■ PROBLEM TO SOLVE
Leave the pictures out and write out exactly the lines from the top of the entries through the line containing "const pctTicks = [0, 20, 40, 60, 80, 100];".

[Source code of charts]
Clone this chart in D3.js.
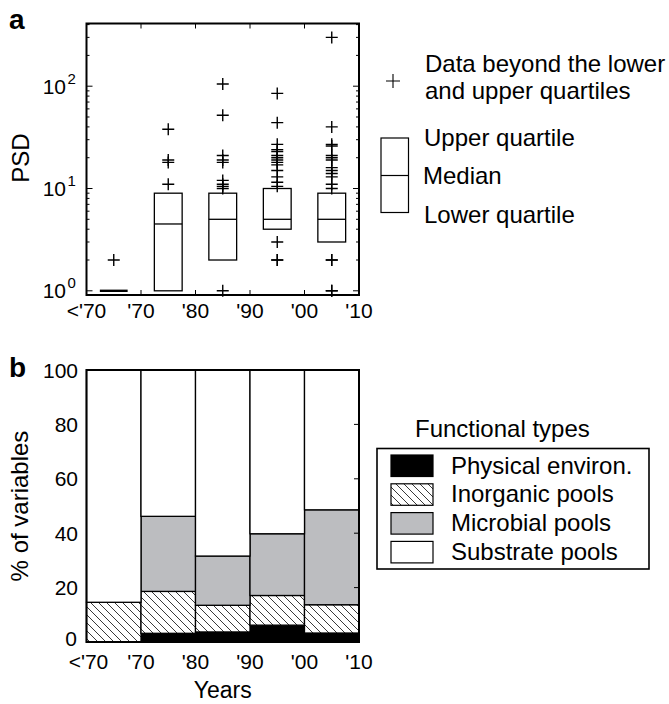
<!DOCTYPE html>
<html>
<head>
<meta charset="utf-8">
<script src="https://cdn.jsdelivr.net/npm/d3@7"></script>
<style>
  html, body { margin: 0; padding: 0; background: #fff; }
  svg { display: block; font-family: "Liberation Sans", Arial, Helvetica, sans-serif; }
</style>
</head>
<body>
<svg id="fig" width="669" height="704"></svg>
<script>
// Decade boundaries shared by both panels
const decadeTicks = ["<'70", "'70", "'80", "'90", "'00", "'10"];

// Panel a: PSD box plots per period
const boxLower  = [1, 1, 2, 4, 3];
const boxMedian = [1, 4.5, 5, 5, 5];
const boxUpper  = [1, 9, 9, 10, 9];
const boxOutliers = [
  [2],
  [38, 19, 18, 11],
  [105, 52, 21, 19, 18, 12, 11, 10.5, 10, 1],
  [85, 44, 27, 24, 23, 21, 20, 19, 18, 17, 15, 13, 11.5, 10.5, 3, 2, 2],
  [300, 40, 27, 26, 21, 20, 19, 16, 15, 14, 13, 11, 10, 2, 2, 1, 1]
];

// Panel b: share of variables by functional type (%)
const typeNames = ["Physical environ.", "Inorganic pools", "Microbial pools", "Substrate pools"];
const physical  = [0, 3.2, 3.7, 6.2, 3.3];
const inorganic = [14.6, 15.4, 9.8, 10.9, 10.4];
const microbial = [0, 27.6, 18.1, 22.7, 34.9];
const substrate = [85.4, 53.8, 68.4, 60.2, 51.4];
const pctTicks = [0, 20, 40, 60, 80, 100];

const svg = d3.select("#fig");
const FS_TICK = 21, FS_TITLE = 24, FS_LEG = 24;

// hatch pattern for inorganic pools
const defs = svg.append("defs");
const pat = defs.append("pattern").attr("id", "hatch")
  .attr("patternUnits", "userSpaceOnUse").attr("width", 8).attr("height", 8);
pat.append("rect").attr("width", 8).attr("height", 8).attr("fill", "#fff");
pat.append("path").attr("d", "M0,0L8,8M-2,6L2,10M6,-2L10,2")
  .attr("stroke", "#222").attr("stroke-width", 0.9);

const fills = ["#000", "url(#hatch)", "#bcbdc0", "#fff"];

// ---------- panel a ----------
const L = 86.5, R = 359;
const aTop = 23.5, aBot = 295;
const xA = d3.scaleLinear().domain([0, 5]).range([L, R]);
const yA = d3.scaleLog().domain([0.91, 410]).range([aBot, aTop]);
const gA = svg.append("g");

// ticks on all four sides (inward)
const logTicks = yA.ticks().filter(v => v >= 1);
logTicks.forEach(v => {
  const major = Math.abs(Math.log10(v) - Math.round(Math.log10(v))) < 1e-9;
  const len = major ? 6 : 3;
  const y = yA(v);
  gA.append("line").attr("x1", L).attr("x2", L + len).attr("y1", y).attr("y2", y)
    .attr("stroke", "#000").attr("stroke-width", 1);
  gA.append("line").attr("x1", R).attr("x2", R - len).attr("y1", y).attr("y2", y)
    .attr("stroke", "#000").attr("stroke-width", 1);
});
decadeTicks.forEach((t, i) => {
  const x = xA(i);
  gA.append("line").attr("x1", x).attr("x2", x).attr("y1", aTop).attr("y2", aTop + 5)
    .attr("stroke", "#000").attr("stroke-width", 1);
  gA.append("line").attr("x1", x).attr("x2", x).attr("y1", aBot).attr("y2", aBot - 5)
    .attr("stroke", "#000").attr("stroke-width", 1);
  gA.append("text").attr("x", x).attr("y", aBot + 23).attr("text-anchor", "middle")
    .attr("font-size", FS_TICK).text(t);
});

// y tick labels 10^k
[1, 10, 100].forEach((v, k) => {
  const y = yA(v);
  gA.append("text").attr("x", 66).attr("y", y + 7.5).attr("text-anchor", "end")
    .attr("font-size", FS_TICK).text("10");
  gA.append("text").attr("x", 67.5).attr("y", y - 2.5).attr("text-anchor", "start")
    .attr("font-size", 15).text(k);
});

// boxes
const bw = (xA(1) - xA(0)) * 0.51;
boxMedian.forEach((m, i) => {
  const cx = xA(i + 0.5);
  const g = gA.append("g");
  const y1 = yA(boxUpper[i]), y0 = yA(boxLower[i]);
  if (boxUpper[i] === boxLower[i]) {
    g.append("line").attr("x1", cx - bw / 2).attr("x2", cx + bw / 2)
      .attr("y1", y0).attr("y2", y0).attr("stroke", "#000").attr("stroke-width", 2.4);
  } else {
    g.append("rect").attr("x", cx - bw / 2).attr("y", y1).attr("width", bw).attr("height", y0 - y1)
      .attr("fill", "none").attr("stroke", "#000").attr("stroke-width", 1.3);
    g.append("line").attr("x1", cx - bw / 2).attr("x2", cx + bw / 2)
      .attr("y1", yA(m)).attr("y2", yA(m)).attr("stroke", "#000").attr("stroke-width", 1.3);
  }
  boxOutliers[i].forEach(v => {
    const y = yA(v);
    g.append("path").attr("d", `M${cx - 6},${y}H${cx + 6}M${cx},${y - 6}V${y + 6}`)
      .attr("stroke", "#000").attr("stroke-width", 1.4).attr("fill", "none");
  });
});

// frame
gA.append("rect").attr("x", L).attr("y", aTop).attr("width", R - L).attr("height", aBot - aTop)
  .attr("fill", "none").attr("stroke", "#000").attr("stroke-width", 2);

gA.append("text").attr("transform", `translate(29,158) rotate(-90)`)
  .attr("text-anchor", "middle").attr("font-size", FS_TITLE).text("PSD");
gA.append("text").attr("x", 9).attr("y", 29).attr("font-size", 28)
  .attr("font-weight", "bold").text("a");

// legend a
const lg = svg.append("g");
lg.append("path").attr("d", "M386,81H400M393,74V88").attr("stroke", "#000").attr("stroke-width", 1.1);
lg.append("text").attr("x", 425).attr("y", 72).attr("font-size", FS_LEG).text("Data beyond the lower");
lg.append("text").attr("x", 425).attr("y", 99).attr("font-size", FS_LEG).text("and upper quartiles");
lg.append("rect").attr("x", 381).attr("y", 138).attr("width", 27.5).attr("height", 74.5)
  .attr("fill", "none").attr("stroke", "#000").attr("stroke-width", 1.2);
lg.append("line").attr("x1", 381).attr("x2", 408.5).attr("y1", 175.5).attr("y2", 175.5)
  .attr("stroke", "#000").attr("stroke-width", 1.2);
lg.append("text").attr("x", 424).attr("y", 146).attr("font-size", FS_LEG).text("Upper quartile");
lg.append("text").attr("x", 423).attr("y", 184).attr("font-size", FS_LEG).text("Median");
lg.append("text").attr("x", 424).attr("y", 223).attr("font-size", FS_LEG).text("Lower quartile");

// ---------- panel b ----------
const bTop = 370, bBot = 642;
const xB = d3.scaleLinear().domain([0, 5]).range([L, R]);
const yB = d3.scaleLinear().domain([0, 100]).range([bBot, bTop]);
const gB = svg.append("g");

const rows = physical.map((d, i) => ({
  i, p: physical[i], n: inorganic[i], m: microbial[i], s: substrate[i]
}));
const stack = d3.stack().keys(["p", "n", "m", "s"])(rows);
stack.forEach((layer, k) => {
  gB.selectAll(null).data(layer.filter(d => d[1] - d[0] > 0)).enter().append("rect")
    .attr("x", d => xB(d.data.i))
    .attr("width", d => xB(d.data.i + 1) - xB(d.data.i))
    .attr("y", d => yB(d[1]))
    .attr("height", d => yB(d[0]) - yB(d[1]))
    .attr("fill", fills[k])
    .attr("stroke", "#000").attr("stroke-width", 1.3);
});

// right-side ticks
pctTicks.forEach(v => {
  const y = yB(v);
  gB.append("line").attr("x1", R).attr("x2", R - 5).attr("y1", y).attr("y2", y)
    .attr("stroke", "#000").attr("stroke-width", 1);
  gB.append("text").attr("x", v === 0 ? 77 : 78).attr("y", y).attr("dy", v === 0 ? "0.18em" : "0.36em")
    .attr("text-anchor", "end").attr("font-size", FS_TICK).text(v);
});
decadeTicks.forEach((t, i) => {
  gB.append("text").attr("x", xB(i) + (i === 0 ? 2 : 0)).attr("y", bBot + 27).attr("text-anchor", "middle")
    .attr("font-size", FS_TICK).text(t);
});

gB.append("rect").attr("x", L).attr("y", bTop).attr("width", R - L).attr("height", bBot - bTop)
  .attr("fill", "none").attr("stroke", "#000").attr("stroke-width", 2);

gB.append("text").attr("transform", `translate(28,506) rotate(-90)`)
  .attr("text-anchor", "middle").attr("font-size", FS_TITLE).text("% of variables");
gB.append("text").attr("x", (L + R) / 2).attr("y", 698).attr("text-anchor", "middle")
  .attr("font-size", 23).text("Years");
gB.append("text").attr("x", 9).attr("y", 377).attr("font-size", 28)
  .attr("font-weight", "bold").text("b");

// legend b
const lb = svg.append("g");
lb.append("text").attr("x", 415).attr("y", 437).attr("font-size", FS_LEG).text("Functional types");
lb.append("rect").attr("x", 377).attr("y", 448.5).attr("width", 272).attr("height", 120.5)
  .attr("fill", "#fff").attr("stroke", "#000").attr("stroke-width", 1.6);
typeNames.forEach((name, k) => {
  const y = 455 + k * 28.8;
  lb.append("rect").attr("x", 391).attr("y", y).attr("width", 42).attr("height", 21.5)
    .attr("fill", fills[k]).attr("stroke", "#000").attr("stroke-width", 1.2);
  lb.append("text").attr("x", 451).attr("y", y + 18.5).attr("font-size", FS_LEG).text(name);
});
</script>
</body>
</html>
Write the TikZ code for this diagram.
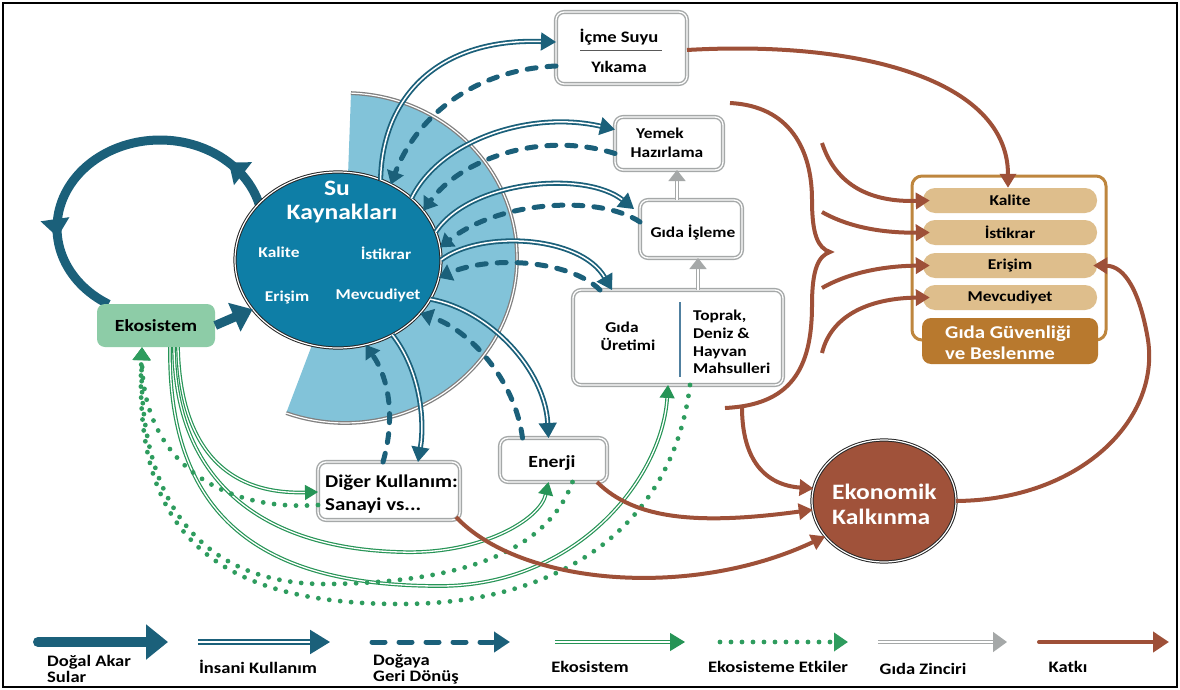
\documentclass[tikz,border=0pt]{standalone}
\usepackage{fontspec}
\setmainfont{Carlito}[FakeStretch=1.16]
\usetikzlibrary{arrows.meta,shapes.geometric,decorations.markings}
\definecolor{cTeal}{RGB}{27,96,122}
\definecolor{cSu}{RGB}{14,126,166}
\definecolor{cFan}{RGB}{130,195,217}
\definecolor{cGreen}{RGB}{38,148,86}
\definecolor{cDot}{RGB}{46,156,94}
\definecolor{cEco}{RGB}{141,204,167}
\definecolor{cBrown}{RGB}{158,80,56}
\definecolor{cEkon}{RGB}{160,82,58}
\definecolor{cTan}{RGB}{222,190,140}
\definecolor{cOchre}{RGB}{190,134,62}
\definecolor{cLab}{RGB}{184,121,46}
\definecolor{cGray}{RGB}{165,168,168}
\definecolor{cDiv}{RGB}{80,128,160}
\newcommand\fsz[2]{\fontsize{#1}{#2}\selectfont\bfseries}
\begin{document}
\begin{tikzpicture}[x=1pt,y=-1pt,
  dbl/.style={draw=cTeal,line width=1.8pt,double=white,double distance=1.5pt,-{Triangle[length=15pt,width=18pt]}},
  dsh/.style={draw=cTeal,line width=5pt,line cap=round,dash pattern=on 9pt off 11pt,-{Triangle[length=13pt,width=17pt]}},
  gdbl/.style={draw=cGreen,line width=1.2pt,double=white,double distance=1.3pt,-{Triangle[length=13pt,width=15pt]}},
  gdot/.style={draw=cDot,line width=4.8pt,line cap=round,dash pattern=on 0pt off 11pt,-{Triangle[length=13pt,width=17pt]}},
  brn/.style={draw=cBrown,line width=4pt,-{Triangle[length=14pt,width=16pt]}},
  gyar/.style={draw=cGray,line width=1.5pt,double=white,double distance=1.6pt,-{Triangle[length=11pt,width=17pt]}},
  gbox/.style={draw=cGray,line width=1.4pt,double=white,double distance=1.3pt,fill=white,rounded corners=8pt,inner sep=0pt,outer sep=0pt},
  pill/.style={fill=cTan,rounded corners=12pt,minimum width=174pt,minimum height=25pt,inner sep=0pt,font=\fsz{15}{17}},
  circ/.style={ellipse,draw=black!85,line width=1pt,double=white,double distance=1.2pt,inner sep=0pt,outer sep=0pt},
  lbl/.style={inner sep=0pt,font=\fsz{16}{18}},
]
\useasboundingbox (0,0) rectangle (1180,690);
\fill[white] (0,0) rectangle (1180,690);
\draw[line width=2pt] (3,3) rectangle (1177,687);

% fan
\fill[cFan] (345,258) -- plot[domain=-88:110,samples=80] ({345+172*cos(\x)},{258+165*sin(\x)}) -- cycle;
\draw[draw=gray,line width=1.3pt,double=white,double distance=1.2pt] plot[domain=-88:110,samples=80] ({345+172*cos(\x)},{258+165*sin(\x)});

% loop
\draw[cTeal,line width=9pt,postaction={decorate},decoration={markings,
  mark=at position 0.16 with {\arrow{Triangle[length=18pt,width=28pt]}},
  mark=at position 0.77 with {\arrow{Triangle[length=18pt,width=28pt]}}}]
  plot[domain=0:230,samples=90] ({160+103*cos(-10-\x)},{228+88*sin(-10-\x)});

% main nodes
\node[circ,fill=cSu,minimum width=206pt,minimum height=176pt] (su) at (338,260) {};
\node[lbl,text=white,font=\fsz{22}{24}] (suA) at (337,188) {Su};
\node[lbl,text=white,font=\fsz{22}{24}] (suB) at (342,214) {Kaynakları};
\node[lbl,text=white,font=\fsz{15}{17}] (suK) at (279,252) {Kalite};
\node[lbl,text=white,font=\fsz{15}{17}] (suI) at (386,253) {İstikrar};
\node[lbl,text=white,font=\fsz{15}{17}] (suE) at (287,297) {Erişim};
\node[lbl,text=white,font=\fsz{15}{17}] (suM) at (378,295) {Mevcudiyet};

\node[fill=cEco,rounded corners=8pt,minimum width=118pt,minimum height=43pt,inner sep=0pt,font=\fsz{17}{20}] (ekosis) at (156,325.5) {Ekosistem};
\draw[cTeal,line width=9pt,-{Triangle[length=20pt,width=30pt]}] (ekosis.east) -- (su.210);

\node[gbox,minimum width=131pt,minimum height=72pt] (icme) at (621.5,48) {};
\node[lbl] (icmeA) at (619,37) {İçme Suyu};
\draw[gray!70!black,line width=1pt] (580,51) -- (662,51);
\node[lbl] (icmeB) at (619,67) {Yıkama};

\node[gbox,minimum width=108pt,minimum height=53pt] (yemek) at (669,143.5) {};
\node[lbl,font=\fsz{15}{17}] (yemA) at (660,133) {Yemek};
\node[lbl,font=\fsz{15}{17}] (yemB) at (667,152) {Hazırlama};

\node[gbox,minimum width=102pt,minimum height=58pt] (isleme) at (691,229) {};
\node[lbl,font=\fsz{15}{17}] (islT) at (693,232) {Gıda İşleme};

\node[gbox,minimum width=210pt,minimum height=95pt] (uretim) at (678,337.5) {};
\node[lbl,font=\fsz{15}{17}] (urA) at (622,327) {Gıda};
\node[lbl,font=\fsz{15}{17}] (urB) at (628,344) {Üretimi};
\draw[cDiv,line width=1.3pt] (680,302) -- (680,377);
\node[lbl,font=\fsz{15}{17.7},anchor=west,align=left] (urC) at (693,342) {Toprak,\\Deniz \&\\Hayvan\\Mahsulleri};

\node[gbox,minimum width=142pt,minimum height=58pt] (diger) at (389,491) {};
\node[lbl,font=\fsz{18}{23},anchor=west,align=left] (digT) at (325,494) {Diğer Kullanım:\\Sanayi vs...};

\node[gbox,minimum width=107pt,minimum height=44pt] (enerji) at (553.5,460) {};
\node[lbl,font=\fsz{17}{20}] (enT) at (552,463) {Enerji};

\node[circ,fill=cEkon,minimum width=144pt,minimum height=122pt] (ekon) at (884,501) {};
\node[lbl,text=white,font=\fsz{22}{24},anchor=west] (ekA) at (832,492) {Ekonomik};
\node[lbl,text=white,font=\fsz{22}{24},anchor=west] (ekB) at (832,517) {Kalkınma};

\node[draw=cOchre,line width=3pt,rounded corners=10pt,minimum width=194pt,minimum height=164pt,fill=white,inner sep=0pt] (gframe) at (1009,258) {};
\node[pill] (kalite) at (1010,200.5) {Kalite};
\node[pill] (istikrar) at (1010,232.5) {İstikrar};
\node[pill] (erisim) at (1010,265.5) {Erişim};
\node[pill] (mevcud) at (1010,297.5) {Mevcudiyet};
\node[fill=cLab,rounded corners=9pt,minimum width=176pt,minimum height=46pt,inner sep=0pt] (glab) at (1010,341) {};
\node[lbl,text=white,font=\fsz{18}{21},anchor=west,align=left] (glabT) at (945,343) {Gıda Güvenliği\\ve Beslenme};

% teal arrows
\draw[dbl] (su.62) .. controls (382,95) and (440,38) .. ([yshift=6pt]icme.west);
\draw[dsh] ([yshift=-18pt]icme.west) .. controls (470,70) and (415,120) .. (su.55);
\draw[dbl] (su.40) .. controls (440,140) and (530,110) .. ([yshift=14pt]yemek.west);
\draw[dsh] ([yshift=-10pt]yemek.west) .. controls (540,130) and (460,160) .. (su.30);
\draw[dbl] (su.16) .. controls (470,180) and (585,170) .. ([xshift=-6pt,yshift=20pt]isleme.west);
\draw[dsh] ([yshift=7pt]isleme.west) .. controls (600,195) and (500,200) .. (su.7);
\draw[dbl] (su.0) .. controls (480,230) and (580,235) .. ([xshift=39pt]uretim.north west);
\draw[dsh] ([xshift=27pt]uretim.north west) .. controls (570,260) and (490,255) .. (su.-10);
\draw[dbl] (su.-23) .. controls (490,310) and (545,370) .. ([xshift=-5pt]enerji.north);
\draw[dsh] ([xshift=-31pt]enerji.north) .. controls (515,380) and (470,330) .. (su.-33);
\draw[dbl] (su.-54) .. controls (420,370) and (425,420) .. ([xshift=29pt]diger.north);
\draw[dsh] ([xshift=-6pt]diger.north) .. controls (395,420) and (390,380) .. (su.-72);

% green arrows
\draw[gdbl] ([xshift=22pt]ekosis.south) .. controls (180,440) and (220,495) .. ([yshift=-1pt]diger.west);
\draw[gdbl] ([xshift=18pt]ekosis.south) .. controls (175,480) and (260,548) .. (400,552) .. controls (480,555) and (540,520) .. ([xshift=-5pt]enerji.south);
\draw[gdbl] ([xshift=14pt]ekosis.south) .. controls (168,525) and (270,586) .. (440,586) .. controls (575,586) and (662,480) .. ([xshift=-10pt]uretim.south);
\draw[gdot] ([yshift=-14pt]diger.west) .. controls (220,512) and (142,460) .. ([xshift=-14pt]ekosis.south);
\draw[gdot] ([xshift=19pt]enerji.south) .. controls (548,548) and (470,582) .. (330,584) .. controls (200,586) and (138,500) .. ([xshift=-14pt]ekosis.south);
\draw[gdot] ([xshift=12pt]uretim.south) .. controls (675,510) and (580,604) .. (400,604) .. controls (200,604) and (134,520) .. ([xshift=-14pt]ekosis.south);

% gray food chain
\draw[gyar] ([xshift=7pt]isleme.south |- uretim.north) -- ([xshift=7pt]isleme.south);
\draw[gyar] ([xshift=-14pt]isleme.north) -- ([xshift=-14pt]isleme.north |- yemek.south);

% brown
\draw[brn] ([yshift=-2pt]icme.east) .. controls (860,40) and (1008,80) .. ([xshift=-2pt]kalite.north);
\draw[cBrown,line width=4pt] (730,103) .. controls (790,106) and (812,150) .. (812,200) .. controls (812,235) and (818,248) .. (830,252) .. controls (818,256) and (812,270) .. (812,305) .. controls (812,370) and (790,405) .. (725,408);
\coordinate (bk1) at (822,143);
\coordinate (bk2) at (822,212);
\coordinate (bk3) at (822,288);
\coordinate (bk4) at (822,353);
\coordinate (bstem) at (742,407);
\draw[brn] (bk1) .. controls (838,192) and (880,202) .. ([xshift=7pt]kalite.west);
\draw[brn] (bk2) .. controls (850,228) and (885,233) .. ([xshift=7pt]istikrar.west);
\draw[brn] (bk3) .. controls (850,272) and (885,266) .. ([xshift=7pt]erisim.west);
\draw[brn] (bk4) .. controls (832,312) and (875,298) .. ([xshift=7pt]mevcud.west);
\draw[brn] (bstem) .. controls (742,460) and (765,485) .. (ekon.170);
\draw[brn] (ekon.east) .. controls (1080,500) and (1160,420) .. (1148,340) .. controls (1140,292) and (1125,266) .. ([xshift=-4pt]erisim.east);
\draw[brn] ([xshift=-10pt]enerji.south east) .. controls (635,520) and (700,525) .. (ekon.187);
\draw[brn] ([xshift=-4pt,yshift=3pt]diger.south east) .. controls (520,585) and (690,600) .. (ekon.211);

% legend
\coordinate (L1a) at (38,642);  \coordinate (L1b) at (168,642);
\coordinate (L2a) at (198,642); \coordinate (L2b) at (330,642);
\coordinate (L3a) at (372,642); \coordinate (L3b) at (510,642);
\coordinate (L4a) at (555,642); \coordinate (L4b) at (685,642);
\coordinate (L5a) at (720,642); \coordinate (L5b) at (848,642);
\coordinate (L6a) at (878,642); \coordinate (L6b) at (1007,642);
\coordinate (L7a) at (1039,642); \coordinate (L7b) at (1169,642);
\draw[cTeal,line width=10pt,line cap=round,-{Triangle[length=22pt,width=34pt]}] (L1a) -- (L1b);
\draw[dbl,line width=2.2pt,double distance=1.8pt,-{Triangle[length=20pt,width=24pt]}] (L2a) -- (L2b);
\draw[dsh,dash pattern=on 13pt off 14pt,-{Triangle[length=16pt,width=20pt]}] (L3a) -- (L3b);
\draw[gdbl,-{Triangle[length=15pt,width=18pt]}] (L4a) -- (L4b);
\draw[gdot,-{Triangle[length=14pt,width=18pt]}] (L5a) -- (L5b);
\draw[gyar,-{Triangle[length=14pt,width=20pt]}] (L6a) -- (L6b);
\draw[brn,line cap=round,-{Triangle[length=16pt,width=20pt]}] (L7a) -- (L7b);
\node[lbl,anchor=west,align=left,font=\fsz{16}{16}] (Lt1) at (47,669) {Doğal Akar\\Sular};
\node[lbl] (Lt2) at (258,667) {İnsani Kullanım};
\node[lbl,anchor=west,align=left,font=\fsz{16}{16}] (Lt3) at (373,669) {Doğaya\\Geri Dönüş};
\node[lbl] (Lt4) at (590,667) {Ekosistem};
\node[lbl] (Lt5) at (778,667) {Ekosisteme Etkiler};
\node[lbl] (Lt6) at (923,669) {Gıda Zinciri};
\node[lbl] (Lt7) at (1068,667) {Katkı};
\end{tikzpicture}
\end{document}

■ EXPECTED ANSWER
Clone this chart in D3.js.
<!DOCTYPE html>
<html>
<head>
<meta charset="utf-8">
<script src="https://cdn.jsdelivr.net/npm/d3@7"></script>
<style>
  html, body { margin: 0; padding: 0; background: #fff; }
  svg { display: block; font-family: "Liberation Sans", Arial, Helvetica, sans-serif; }
</style>
</head>
<body>
<svg id="fig" width="669" height="704"></svg>
<script>
// Decade boundaries shared by both panels
const decadeTicks = ["<'70", "'70", "'80", "'90", "'00", "'10"];

// Panel a: PSD box plots per period
const boxLower  = [1, 1, 2, 4, 3];
const boxMedian = [1, 4.5, 5, 5, 5];
const boxUpper  = [1, 9, 9, 10, 9];
const boxOutliers = [
  [2],
  [38, 19, 18, 11],
  [105, 52, 21, 19, 18, 12, 11, 10.5, 10, 1],
  [85, 44, 27, 24, 23, 21, 20, 19, 18, 17, 15, 13, 11.5, 10.5, 3, 2, 2],
  [300, 40, 27, 26, 21, 20, 19, 16, 15, 14, 13, 11, 10, 2, 2, 1, 1]
];

// Panel b: share of variables by functional type (%)
const typeNames = ["Physical environ.", "Inorganic pools", "Microbial pools", "Substrate pools"];
const physical  = [0, 3.2, 3.7, 6.2, 3.3];
const inorganic = [14.6, 15.4, 9.8, 10.9, 10.4];
const microbial = [0, 27.6, 18.1, 22.7, 34.9];
const substrate = [85.4, 53.8, 68.4, 60.2, 51.4];
const pctTicks = [0, 20, 40, 60, 80, 100];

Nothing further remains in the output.